Jordan Espinosa has been active in combat sports for approximately half his 28 years. He’s won a bunch, lost a few.

Never during that span, he says, has he lost because his opponent was quicker than he.

That quickness, he believes, is his ticket for a ride to the top of his chosen sport.

Espinosa, a former West Mesa wrestler, a UNM graduate and a professional MMA fighter since 2013, earned a UFC contract on July 10 with a victory by third-round TKO over Hawaii’s Riley Dutro on UFC President Dana White’s Tuesday Night Contender Series (DWTCS).

He’s a 28-year-old neophyte in the sport’s most competitive promotional circuit, and in a weight class (flyweight, 125 pounds) teeming with talented and experienced fighters.

But in a recent interview at his Albuquerque strength and conditioning gym, Athlete Ready, Espinosa (13-5) said he’s confident he can reach the top.

“If you look at the best pound-for-pound fighter in the world, (UFC flyweight champion Demetrious Johnson), he’s lightning fast,” Espinosa said. “Lots of movement, very mobile, very quick hands. I think I’m very similar to him.

“I even said this in my Contender Series pre-fight interview. I have not sparred anyone in my life, or fought anyone, that I felt was faster than me.”

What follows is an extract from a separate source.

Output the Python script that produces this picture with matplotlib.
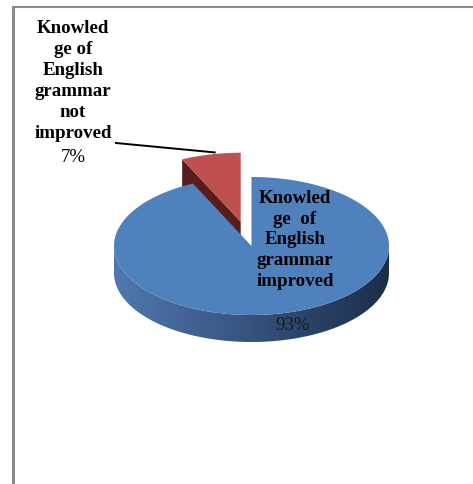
import numpy as np
import matplotlib.pyplot as plt
from matplotlib.patches import Polygon

# slice data (clockwise from 12 o'clock)
names = ['Knowled\nge  of\nEnglish\ngrammar\nimproved',
         'Knowled\nge of\nEnglish\ngrammar\nnot\nimproved']
shares = [93, 7]
explode = [0.0, 0.36]
top_colors = ['#4f81bd', '#c0504d']
wall_left = [(80, 120, 176), (96, 32, 32)]
wall_right = [(28, 45, 74), (70, 22, 22)]

# ellipse geometry in pixel space
cx, cy = 251.5, 246.0
rx, ry = 137.5, 69.0
depth = 27.0


def at(theta, ox, oy, drop=0.0):
    t = np.radians(theta)
    return ox + rx * np.cos(t), oy - ry * np.sin(t) + drop


def shade(c0, c1, x):
    f = np.clip((x - (cx - rx)) / (2 * rx), 0, 1)
    return tuple((a + (b - a) * f) / 255 for a, b in zip(c0, c1))


fig = plt.figure(figsize=(4.73, 4.84), dpi=100)
ax = fig.add_axes([0, 0, 1, 1])
ax.axis('off')

# wedge spans, going clockwise from 90 degrees
spans = []
start = 90.0
for s in shares:
    ext = 360.0 * s / sum(shares)
    spans.append((start - ext, start))
    start -= ext

wedges = []
for i, (t1, t2) in enumerate(spans):
    mid = np.radians((t1 + t2) / 2)
    ox = cx + explode[i] * rx * np.cos(mid)
    oy = cy - explode[i] * ry * np.sin(mid)
    wedges.append((i, t1, t2, ox, oy))

# back slice first, front slice last
for i, t1, t2, ox, oy in [wedges[1], wedges[0]]:
    th = np.linspace(t1, t2, 600)
    # radial walls facing the viewer
    for phi, normal in ((t2, t2 + 90), (t1, t1 - 90)):
        if np.sin(np.radians(normal)) < -1e-6:
            ox2, oy2 = at(phi, ox, oy)
            quad = [(ox, oy), (ox2, oy2), (ox2, oy2 + depth), (ox, oy + depth)]
            ax.add_patch(Polygon(quad, closed=True, fc=shade(wall_left[i], wall_right[i], (ox + ox2) / 2),
                                 ec='none', zorder=1))
    # outer wall on the front half, shaded left to right
    front = th[np.sin(np.radians(th)) <= 0]
    if len(front) > 1:
        upper = [at(t, ox, oy) for t in front]
        lower = [at(t, ox, oy, depth) for t in front[::-1]]
        wall = Polygon(upper + lower, closed=True, fc='none', ec='none')
        ax.add_patch(wall)
        x0 = min(p[0] for p in upper)
        x1 = max(p[0] for p in upper)
        xs = np.linspace(x0, x1, 300)
        grad = np.array([[shade(wall_left[i], wall_right[i], x) for x in xs]] * 2)
        y0 = min(p[1] for p in upper)
        y1 = max(p[1] for p in lower)
        ax.imshow(grad, extent=[x0, x1, y1, y0], aspect='auto', zorder=1,
                  clip_path=wall, interpolation='bilinear')
    # top face
    arc = [at(t, ox, oy) for t in th]
    ax.add_patch(Polygon([(ox, oy)] + arc, closed=True, fc=top_colors[i], ec='none', zorder=2))

serif = 'Liberation Serif'

# label inside the large slice
ax.text(295, 240, names[0], ha='center', va='center', fontsize=13.6, fontweight='bold',
        family=serif, linespacing=1.3, zorder=5)
ax.text(293, 325, f'{shares[0]}%', ha='center', va='center', fontsize=13.6,
        family=serif, color='#1a1a1a', zorder=5)

# label for the small slice, with leader line
ax.text(73, 81, names[1], ha='center', va='center', fontsize=13.6, fontweight='bold',
        family=serif, linespacing=1.3, zorder=5)
ax.text(73, 158, f'{shares[1]}%', ha='center', va='center', fontsize=13.6,
        family=serif, zorder=5)
i, t1, t2, ox, oy = wedges[1]
lx, ly = at((t1 + t2) / 2, ox, oy)
ax.plot([116, lx + 4], [143, ly - 2], color='black', lw=1.4, zorder=4)

# frame edges
ax.plot([12, 473], [6.5, 6.5], color='#8a8a8a', lw=1.5, solid_capstyle='butt')
ax.plot([12.5, 12.5], [6, 484], color='#8a8a8a', lw=2.2, solid_capstyle='butt')

ax.set_xlim(0, 473)
ax.set_ylim(484, 0)
fig.savefig('out.png', dpi=100)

Speed, of course, is not everything. Experience counts as well, and that principally was what Espinosa lacked early in his career.

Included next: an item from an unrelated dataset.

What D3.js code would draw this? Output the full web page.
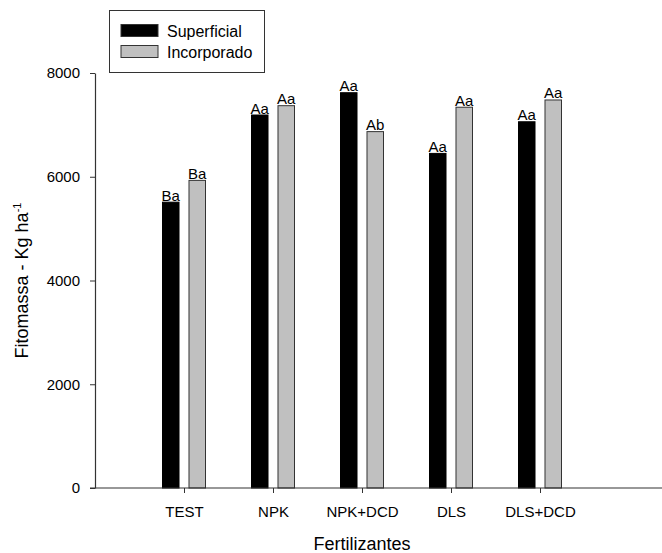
<!DOCTYPE html>
<html>
<head>
<meta charset="utf-8">
<script src="https://cdn.jsdelivr.net/npm/d3@7"></script>
<style>
  body { margin: 0; background: #fff; }
  svg { display: block; font-family: "Liberation Sans", Arial, sans-serif; }
</style>
</head>
<body>
<svg id="chart" width="662" height="553"></svg>
<script>
const categories = ["TEST", "NPK", "NPK+DCD", "DLS", "DLS+DCD"];
const seriesNames = ["Superficial", "Incorporado"];
const superficial = [5510, 7190, 7620, 6450, 7060];
const incorporado = [5930, 7370, 6870, 7340, 7480];
const labelsSuperficial = ["Ba", "Aa", "Aa", "Aa", "Aa"];
const labelsIncorporado = ["Ba", "Aa", "Ab", "Aa", "Aa"];
const yTicks = [0, 2000, 4000, 6000, 8000];
const colors = ["#000000", "#c0c0c0"];

const svg = d3.select("#chart");
const x0 = 95, x1 = 629, yTop = 73, yBot = 488;

const x = d3.scalePoint().domain(categories).range([x0, x1]).padding(1);
const xs = d3.scaleBand().domain(seriesNames).range([-21.5, 21.5]).paddingInner(0.377).paddingOuter(0);
const y = d3.scaleLinear().domain([0, 8000]).range([yBot, yTop]);

const data = [];
categories.forEach((c, i) => {
  data.push({cat: c, s: seriesNames[0], v: superficial[i], lab: labelsSuperficial[i], col: colors[0]});
  data.push({cat: c, s: seriesNames[1], v: incorporado[i], lab: labelsIncorporado[i], col: colors[1]});
});

// bars
svg.append("g").selectAll("rect").data(data).join("rect")
  .attr("x", d => x(d.cat) + xs(d.s))
  .attr("y", d => y(d.v))
  .attr("width", xs.bandwidth())
  .attr("height", d => y(0) - y(d.v))
  .attr("fill", d => d.col)
  .attr("stroke", d => d.s === seriesNames[0] ? "#000" : "#333")
  .attr("stroke-width", 1);

// bar labels
svg.append("g").selectAll("text").data(data).join("text")
  .attr("x", d => x(d.cat) + xs(d.s) + xs.bandwidth() / 2)
  .attr("y", d => y(d.v) - 1.5)
  .attr("text-anchor", "middle")
  .attr("font-size", 15)
  .attr("fill", "#000")
  .text(d => d.lab);

// y axis
const yAxis = svg.append("g").attr("transform", `translate(${x0},0)`)
  .call(d3.axisLeft(y).tickValues(yTicks).tickSize(5).tickSizeOuter(0).tickPadding(10).tickFormat(d3.format("d")));
yAxis.selectAll("text").attr("font-size", 15).attr("fill", "#000").attr("font-family", "Liberation Sans, Arial, sans-serif");
yAxis.selectAll("line").attr("stroke", "#333");
yAxis.select(".domain").attr("stroke", "#333").attr("stroke-width", 1.2);

// x axis
const xAxis = svg.append("g").attr("transform", `translate(0,${yBot})`)
  .call(d3.axisBottom(x).tickSize(5).tickSizeOuter(0).tickPadding(13));
xAxis.select(".domain").remove();
xAxis.selectAll("text").attr("font-size", 15).attr("fill", "#000").attr("font-family", "Liberation Sans, Arial, sans-serif");
xAxis.selectAll("line").attr("stroke", "#333");
svg.append("line").attr("x1", x0 - 5).attr("x2", 662).attr("y1", yBot).attr("y2", yBot)
  .attr("stroke", "#333").attr("stroke-width", 1.2);

// axis titles
svg.append("text").attr("x", 362).attr("y", 550).attr("text-anchor", "middle")
  .attr("font-size", 18).text("Fertilizantes");
const yt = svg.append("text").attr("transform", `translate(28,${(yTop + yBot) / 2}) rotate(-90)`)
  .attr("text-anchor", "middle").attr("font-size", 18);
yt.append("tspan").text("Fitomassa - Kg ha");
yt.append("tspan").attr("font-size", 11).attr("dy", -7).text("-1");

// legend
const lg = svg.append("g");
lg.append("rect").attr("x", 109.5).attr("y", 10.5).attr("width", 155).attr("height", 62)
  .attr("fill", "#fff").attr("stroke", "#333").attr("stroke-width", 1);
seriesNames.forEach((n, i) => {
  lg.append("rect").attr("x", 121).attr("y", 24.5 + i * 21).attr("width", 37).attr("height", 12)
    .attr("fill", colors[i]).attr("stroke", "#333").attr("stroke-width", 1);
  lg.append("text").attr("x", 167).attr("y", 37 + i * 21).attr("font-size", 16).text(n);
});
</script>
</body>
</html>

After going 4-4 in his first eight pro fights, he’s 9-1 (with one no contest) since then.

There was the matter of finding the right weight class, as well.

“All of my losses were at 135 (pounds),” he said. “I’m undefeated at 125. (But) I don’t necessarily attribute those losses to the weight class.

“I think a lot of it was just a lack of experience and growth … learning to be comfortable in the cage, growing, being comfortable with my striking.”

Espinosa is a product of legendary coach Lenny Lovato Sr.’s West Mesa wrestling program, which has sent at least six athletes into the MMA ranks: Espinosa, Damacio Page, Mike Barreras, Matt Leyva, Lenny Lovato Jr. and his cousin Mikey Lovato.

It’s possible he’s the only Mustang left. Of the other five, only Page has fought more recently than 2014 – and Page, the only other WMHS wrestler previously to have reached the UFC, is 35 and works as a licensed contractor.

“Damacio was like an older brother to me,” Espinosa said. “Lenny Lovato Sr. was like a dad to me and Lenny Jr. was like an older brother. If it weren’t for those guys, I definitely wouldn’t be fighting today.”

His wrestling background, he said, has led to his mastery of the D’Arce choke – the maneuver he used to submit fellow Albuquerquean Nick Urso last August in his first appearance on the Contender Series.

“It actually developed from high school wrestling,” he said. “I used to get into a position called the three-quarter, and it’s very easy to transition from a three-quarter lock into a D’Arce choke.”

Espinosa’s victory’s over Urso did not earn him a UFC contract, but he was confident his second DWTCS appearance would turn the trick – provided he won.

“There hasn’t been any fighter that’s come back for the second time and won both times and hasn’t gotten a contract,” he said. “So I was pretty confident.”

He sealed the deal by stopping Dutro with strikes with only two seconds left in the third and final round. It was only his second victory by TKO, compared to seven by submission and four by decision.

The progressively more well-rounded quality of Espinosa’s game, coach Chris Luttrell believes, will quickly make him a factor in the UFC flyweight division.

“I’m confident Jordan can become a contender in the UFC at flyweight because of his athletic ability, God-given quickness and the rate at which he’s growing as a fighter,” Luttrell, one-half of Espinosa’s principal coaching team with Ray Yee, told the Journal via social media.

Luttrell, Yee, strength-and-conditioning coach Jared Saavedra and his Luttrell-Yee teammates, Espinosa said, have helped him get this far.

“And this,” he said, “is just the beginning.”